▶ Working data:

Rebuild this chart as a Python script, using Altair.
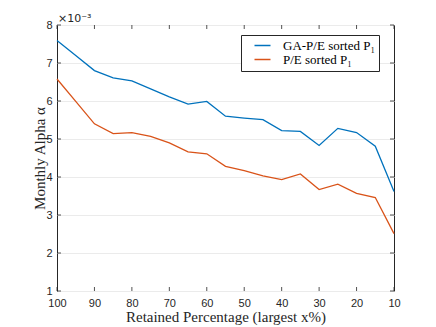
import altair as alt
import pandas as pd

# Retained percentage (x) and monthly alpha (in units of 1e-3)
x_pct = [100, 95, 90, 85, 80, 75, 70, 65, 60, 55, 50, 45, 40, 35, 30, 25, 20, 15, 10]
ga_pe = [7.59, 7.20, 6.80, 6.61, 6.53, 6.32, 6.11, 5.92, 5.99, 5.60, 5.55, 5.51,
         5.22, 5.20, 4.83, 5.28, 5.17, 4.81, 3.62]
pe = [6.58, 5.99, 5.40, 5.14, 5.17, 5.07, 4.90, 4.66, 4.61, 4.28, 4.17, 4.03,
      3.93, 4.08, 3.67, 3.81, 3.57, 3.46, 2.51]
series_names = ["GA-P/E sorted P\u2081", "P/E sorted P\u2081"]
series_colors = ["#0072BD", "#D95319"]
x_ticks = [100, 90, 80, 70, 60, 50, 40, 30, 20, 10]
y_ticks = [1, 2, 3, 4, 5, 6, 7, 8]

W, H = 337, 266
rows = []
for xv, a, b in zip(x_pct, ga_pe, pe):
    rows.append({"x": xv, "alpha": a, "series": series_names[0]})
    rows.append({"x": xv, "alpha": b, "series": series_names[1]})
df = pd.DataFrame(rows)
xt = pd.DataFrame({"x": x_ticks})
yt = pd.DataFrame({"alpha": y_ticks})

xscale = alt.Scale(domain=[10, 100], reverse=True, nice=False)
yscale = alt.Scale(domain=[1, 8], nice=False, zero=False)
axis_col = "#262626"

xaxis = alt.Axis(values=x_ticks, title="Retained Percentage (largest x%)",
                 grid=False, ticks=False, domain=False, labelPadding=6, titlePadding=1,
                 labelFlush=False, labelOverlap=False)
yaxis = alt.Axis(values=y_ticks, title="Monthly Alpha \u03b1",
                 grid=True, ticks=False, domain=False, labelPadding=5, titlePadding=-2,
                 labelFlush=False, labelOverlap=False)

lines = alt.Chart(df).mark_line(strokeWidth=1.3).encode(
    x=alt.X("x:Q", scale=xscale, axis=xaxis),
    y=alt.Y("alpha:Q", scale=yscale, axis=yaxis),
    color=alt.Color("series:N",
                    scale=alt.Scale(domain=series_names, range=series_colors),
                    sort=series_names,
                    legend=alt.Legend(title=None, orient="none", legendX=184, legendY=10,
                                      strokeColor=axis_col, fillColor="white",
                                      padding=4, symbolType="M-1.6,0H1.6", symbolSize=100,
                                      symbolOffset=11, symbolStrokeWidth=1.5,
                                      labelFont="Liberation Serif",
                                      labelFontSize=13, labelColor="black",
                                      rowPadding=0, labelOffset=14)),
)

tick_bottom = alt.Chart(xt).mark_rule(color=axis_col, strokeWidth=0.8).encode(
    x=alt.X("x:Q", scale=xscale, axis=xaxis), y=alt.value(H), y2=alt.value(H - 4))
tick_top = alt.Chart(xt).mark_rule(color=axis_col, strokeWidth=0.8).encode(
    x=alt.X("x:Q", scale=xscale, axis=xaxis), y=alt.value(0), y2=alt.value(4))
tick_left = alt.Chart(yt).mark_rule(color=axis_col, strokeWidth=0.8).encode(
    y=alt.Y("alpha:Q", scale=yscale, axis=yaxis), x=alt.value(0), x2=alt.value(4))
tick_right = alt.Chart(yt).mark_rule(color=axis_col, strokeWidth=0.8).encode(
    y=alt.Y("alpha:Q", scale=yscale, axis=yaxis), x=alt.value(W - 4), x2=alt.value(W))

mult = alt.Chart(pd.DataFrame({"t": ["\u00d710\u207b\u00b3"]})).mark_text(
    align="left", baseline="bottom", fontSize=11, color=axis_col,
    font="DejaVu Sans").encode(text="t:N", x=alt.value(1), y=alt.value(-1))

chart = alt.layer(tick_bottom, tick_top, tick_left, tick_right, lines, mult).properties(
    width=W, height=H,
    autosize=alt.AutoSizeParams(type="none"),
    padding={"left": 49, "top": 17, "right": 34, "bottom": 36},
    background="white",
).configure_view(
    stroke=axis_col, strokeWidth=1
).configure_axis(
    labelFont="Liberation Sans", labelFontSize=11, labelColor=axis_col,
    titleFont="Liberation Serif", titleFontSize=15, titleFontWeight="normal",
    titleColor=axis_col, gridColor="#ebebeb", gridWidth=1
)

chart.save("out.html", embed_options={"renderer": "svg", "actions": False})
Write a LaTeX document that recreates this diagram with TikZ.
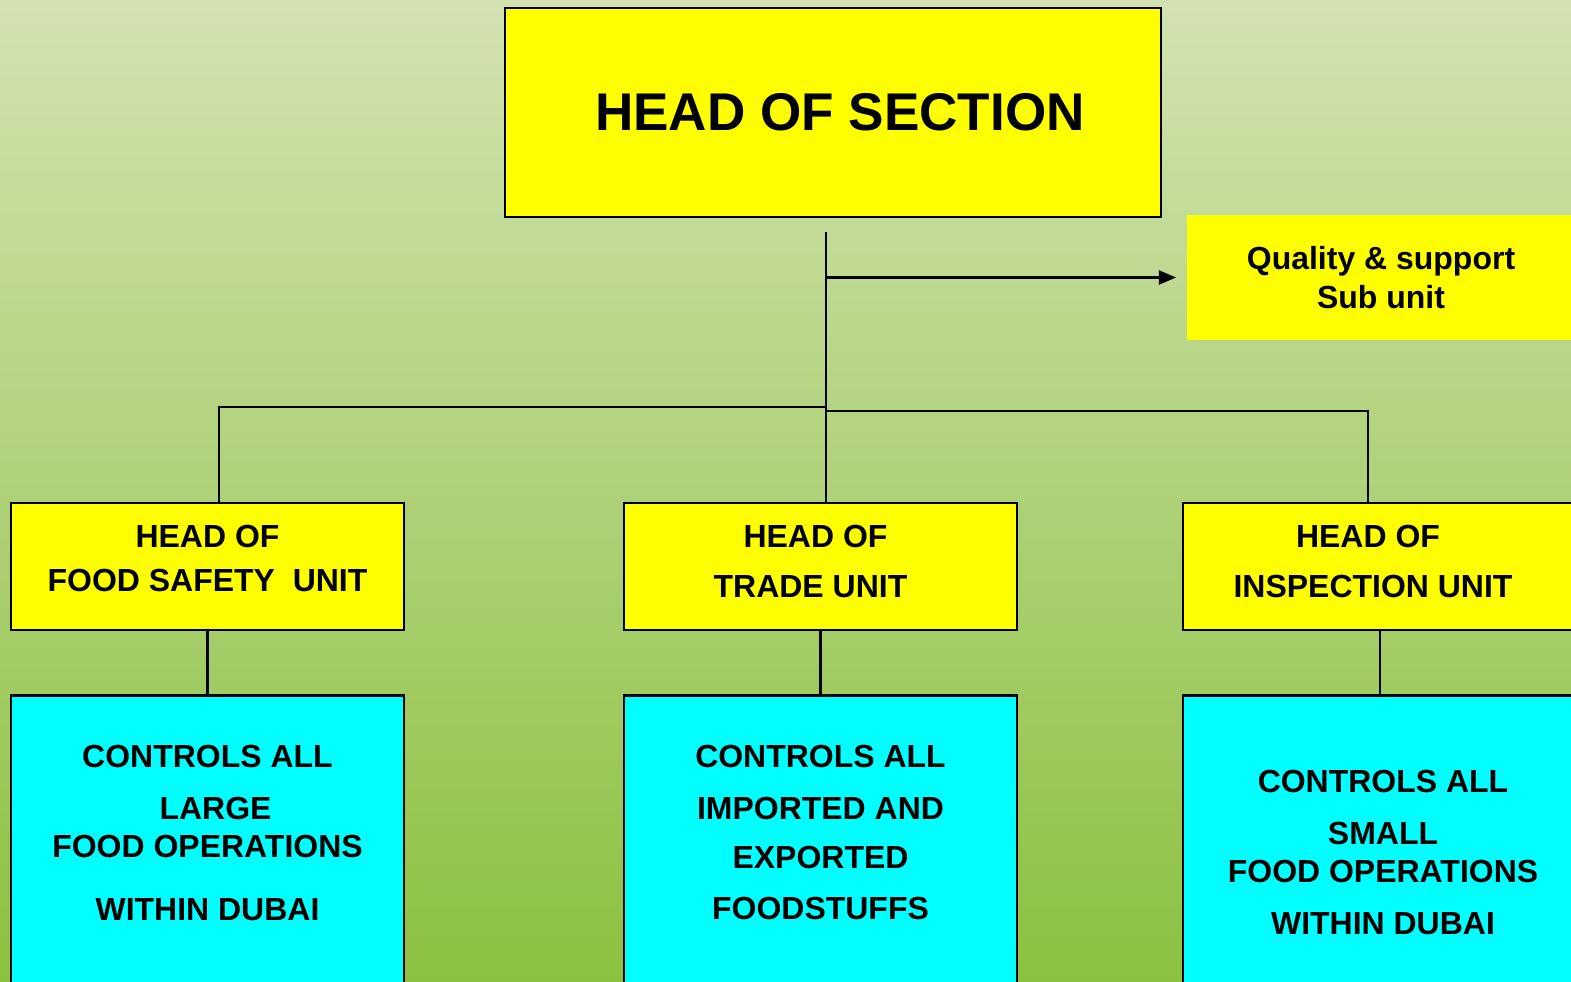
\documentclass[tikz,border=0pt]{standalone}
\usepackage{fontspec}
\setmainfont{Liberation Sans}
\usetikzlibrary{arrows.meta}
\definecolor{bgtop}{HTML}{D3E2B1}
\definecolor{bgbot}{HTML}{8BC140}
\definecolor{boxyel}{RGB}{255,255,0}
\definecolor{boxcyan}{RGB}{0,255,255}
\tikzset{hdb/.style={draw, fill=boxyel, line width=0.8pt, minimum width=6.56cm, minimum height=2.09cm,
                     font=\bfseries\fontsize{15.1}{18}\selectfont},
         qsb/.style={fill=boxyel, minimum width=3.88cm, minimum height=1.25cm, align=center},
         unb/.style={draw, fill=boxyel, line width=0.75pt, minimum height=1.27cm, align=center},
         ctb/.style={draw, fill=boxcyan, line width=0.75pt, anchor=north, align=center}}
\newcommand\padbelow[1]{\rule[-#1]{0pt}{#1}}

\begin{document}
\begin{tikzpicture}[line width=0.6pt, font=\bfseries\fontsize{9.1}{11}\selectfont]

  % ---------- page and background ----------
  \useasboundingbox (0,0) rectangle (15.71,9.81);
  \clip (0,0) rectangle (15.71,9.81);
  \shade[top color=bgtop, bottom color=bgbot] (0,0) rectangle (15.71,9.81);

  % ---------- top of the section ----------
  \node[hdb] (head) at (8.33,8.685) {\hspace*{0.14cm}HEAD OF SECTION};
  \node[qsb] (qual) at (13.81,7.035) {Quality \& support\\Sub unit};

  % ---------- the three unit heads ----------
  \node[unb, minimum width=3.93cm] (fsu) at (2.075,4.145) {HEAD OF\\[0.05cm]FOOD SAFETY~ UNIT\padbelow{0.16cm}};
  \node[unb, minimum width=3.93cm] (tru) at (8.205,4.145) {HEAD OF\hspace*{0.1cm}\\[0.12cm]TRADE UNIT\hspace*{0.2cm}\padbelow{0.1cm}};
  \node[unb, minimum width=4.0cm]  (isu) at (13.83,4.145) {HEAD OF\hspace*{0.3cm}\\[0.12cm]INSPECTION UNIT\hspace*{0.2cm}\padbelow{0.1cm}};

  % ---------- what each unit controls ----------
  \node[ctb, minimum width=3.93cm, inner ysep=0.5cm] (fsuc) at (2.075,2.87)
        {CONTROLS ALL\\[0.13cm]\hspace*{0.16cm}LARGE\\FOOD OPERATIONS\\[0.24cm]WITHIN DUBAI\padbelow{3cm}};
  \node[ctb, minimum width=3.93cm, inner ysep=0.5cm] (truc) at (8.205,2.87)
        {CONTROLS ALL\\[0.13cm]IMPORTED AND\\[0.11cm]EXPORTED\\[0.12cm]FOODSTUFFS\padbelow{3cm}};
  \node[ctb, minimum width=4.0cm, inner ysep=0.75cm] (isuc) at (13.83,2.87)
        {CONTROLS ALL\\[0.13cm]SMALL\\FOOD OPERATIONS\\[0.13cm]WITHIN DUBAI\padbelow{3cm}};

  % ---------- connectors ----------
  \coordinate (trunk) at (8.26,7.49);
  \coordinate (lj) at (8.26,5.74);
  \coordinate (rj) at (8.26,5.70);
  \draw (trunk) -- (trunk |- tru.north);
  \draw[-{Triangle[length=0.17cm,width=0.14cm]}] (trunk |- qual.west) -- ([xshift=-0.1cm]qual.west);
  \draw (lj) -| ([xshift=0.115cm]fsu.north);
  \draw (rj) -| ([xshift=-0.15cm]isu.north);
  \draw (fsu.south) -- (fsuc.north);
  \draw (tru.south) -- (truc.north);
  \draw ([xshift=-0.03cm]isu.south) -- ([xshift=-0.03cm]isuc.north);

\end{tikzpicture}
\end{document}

▶ Your goal: Begin at the first line of the data above and repeat each line exactly, stopping after the line containing "import pandas as pd". Omit the pictures.

▶ Reply to the exercise:
Rebuild this chart as a Python script, using Altair.
import altair as alt
import pandas as pd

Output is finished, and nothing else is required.